Stay in the Same NY Hotel as Mark Twain & Buddy Holly
Want to know what it would be like to sleep in the same rooms as your favorite author or musician? Reserve a room at The Wolcott Hotel to find out! We offer affordable accommodations in the heart of New York City where famous guests spent many nights, including author Mark Twain, singer-songwriter Buddy Holly, writer Edith Warton, and Dr. Washington Dodge, one of the survivors of the sinking of the Titanic. Dr. Dodge found respite at the Wolcott after the tragedy and wrote an account of his experiences on the boat and during the rescue. Learn more about their time with us below.
Buddy Holly stayed at The Wolcott Hotel during the fall of 1958. He was visiting New York for a recording session with Lou Giordano, which took place at the Beltone Studios. Buddy Holly and Phil Everly co-produced the session. The two songs recorded during this time were “Stay Close To Me” and “Don't Cha Know.” Buddy played guitar on both songs.
Only six months after the Wolcott opened its doors in 1904, Samuel Langhorne Clemens, better known by his pen name “Mark Twain,” stayed here. Mr. Clemens was an American author and humorist that wrote The Adventure of Tom Sawyer (1876) and its sequel, Adventure of Huckleberry Finn (1885). Below are some letters Mr. Clemens wrote from the hotel on September 9, 1904. The letters below are to Frank Seaman, an advertising agent whose office was on 34th Street, and to Susan L. Crane.

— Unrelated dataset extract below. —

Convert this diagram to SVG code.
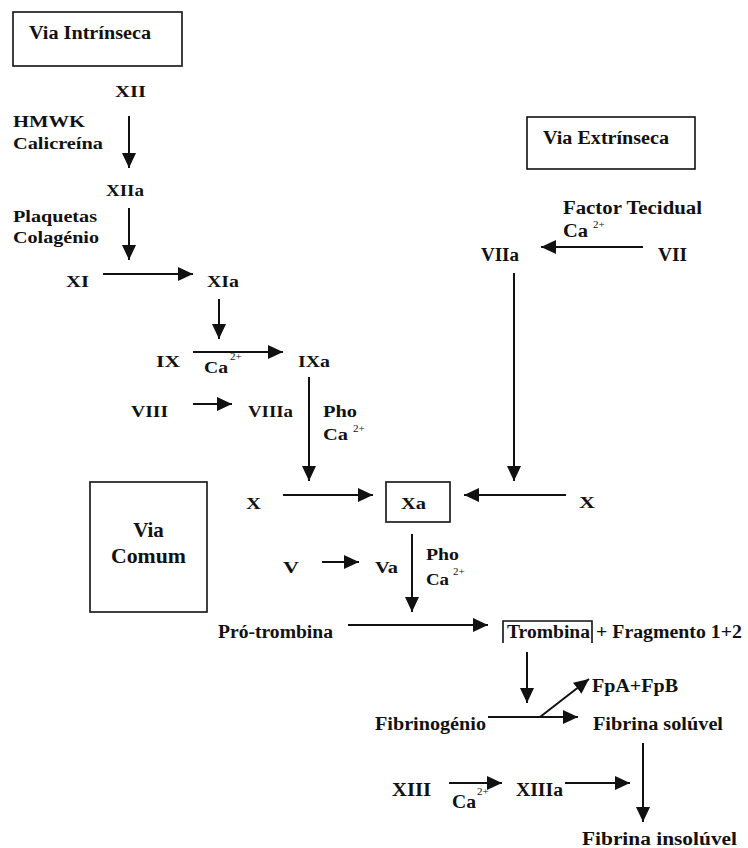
<svg xmlns="http://www.w3.org/2000/svg" width="748" height="848" viewBox="0 0 748 848">
<style>
text{font-weight:bold;fill:#111;}
.s{font-size:16px;}
.m{font-size:17px;}
.l{font-size:18px;}
.sup{font-size:11px;font-weight:normal;}
.box{fill:none;stroke:#111;stroke-width:1.6;}
.c line{stroke:#111;stroke-width:2;fill:none;marker-end:url(#ah);}
</style>
<defs>
<marker id="ah" markerUnits="userSpaceOnUse" markerWidth="15" markerHeight="14" refX="15" refY="7" orient="auto">
<path d="M0,0 L15,7 L0,14 z" fill="#111" stroke="none"/>
</marker>
</defs>
<rect width="748" height="848" fill="#fff"/>
<g font-family="Liberation Serif, Times New Roman, serif">
<g id="via-intrinseca"><rect class="box" x="13" y="12" width="169" height="54"/><text class="l" x="29" y="39" textLength="122" lengthAdjust="spacingAndGlyphs">Via Intrínseca</text></g>
<g id="via-extrinseca"><rect class="box" x="527" y="117" width="168" height="52"/><text class="l" x="543" y="144" textLength="126" lengthAdjust="spacingAndGlyphs">Via Extrínseca</text></g>
<g id="via-comum"><rect class="box" x="90" y="482" width="117" height="130"/><text style="font-size:21px" x="148.5" y="537" text-anchor="middle">Via</text><text style="font-size:21px" x="111" y="563" textLength="75" lengthAdjust="spacingAndGlyphs">Comum</text></g>

<g id="XII"><text class="s" x="115" y="97" textLength="31" lengthAdjust="spacingAndGlyphs">XII</text></g>
<g id="hmwk"><text class="s" x="13" y="127" textLength="72" lengthAdjust="spacingAndGlyphs">HMWK</text><text class="s" x="13" y="149" textLength="90" lengthAdjust="spacingAndGlyphs">Calicreína</text></g>
<g id="XIIa"><text class="s" x="106" y="196" textLength="38" lengthAdjust="spacingAndGlyphs">XIIa</text></g>
<g id="plaquetas"><text class="s" x="13" y="222" textLength="84" lengthAdjust="spacingAndGlyphs">Plaquetas</text><text class="s" x="13" y="243" textLength="86" lengthAdjust="spacingAndGlyphs">Colagénio</text></g>
<g id="XI"><text class="s" x="66" y="287" textLength="23" lengthAdjust="spacingAndGlyphs">XI</text></g>
<g id="XIa"><text class="s" x="207" y="287" textLength="32" lengthAdjust="spacingAndGlyphs">XIa</text></g>
<g id="IX"><text class="s" x="156" y="367" textLength="24" lengthAdjust="spacingAndGlyphs">IX</text></g>
<g id="ca-ix"><text class="s" x="204" y="373" textLength="24" lengthAdjust="spacingAndGlyphs">Ca</text><text class="sup" x="230" y="360">2+</text></g>
<g id="IXa"><text class="s" x="298" y="367" textLength="32" lengthAdjust="spacingAndGlyphs">IXa</text></g>
<g id="VIII"><text class="s" x="131" y="417" textLength="37" lengthAdjust="spacingAndGlyphs">VIII</text></g>
<g id="VIIIa"><text class="s" x="248" y="417" textLength="45" lengthAdjust="spacingAndGlyphs">VIIIa</text></g>
<g id="pho-ca-1"><text class="s" x="323" y="417" textLength="34" lengthAdjust="spacingAndGlyphs">Pho</text><text class="s" x="323" y="440" textLength="25" lengthAdjust="spacingAndGlyphs">Ca</text><text class="sup" x="353" y="432">2+</text></g>

<g id="factor-tecidual"><text class="l" x="563" y="214" textLength="139" lengthAdjust="spacingAndGlyphs">Factor Tecidual</text><text class="l" x="563" y="237" textLength="25" lengthAdjust="spacingAndGlyphs">Ca</text><text class="sup" x="593" y="228">2+</text></g>
<g id="VIIa"><text class="l" x="481" y="261" textLength="38" lengthAdjust="spacingAndGlyphs">VIIa</text></g>
<g id="VII"><text class="l" x="658" y="261" textLength="29" lengthAdjust="spacingAndGlyphs">VII</text></g>

<g id="X-left"><text class="m" x="246" y="509" textLength="15" lengthAdjust="spacingAndGlyphs">X</text></g>
<g id="Xa"><rect class="box" x="386" y="482" width="64" height="40"/><text class="m" x="401" y="509" textLength="25" lengthAdjust="spacingAndGlyphs">Xa</text></g>
<g id="X-right"><text class="m" x="579" y="508" textLength="16" lengthAdjust="spacingAndGlyphs">X</text></g>
<g id="V"><text class="m" x="283" y="573" textLength="16" lengthAdjust="spacingAndGlyphs">V</text></g>
<g id="Va"><text class="m" x="375" y="573" textLength="23" lengthAdjust="spacingAndGlyphs">Va</text></g>
<g id="pho-ca-2"><text class="m" x="426" y="560" textLength="33" lengthAdjust="spacingAndGlyphs">Pho</text><text class="m" x="426" y="585" textLength="23" lengthAdjust="spacingAndGlyphs">Ca</text><text class="sup" x="453" y="575">2+</text></g>

<g id="protrombina"><text class="l" x="218" y="638" textLength="115" lengthAdjust="spacingAndGlyphs">Pró-trombina</text></g>
<g id="trombina"><path class="box" d="M503,643 V621 H592 V643"/><text class="l" x="507" y="638" textLength="83" lengthAdjust="spacingAndGlyphs">Trombina</text><text class="l" x="596" y="638" textLength="146" lengthAdjust="spacingAndGlyphs">+ Fragmento 1+2</text></g>
<g id="fpa-fpb"><text class="l" x="592" y="692" textLength="86" lengthAdjust="spacingAndGlyphs">FpA+FpB</text></g>
<g id="fibrinogenio"><text class="l" x="375" y="730" textLength="111" lengthAdjust="spacingAndGlyphs">Fibrinogénio</text></g>
<g id="fibrina-soluvel"><text class="l" x="593" y="730" textLength="130" lengthAdjust="spacingAndGlyphs">Fibrina solúvel</text></g>
<g id="XIII"><text class="l" x="392" y="796" textLength="39" lengthAdjust="spacingAndGlyphs">XIII</text></g>
<g id="ca-xiii"><text class="l" x="452" y="808" textLength="24" lengthAdjust="spacingAndGlyphs">Ca</text><text class="sup" x="477" y="795">2+</text></g>
<g id="XIIIa"><text class="l" x="516" y="796" textLength="47" lengthAdjust="spacingAndGlyphs">XIIIa</text></g>
<g id="fibrina-insoluvel"><text class="l" x="582" y="845" textLength="155" lengthAdjust="spacingAndGlyphs">Fibrina insolúvel</text></g>
</g>
<g id="connectors" class="c">
<line x1="129" y1="116" x2="129" y2="168"/>
<line x1="129" y1="208" x2="129" y2="260"/>
<line x1="103" y1="274" x2="193" y2="274"/>
<line x1="219" y1="299" x2="219" y2="339"/>
<line x1="193" y1="352" x2="283" y2="352"/>
<line x1="193" y1="404" x2="232" y2="404"/>
<line x1="309" y1="377" x2="309" y2="481"/>
<line x1="283" y1="495" x2="373" y2="495"/>
<line x1="566" y1="495" x2="464" y2="495"/>
<line x1="643" y1="247" x2="541" y2="247"/>
<line x1="514" y1="273" x2="514" y2="481"/>
<line x1="322" y1="562" x2="359" y2="562"/>
<line x1="412" y1="534" x2="412" y2="612"/>
<line x1="348" y1="625" x2="488" y2="625"/>
<line x1="527" y1="652" x2="527" y2="703"/>
<line x1="488" y1="717" x2="578" y2="717"/>
<line x1="540" y1="717" x2="589" y2="679"/>
<line x1="643" y1="743" x2="643" y2="822"/>
<line x1="449" y1="783" x2="502" y2="783"/>
<line x1="565" y1="783" x2="630" y2="783"/>
</g>
</svg>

Enlarged image of the Wolcott's eagle and address from Mr. Twain's letter below.
As I understand it, my second & final $12,500 indebtedness will begin to move in your direction November first on the installment plan.Can you make it profitable to me to anticipate? What reductions will you make on that $12,500 – lump – cash, payable Sept. 15 or Sept. 30, 13 or 13 ½ months before the final installment of it would fall due?
Susy dear, the first time I heard ‘In the Sweet By and Bye’, a street - organ played it near the St. Nicholas in December 1867; & that was the first time I ever saw Livy Langdon, a sweet young slender girl & beautiful. In our engagement – year some of us often sang it evening, along with other songs. Present:
Father, † (John Marshall Clemens)
Mother, † (Jane Lampton Clemens)
Theodore, † (Theodore Crane)
Mr. Slee, † (John D. F. Slee)
Hattie Lewis, (Harriet Lewis)
Livy Langdon † (Olivia Langdon Clemens)
How many are gone! An organ is playing The Sweet Bye & Bye in the Street now & breaking my heart. I saw Clara off, day before yesterday, to a rest – cure in Connecticut. She is to be shut up 4 or 5 weeks, in bed, without books, without companionship, writing no letters, reading no letters, seeing no one but physician & nurse – a horrid solitude, with grief and memory for company. What an unforgivable crime the creation of the human race was! That inscription for the Gravestone is in Lee. I will send it by & by when I can. I do not remember the wording.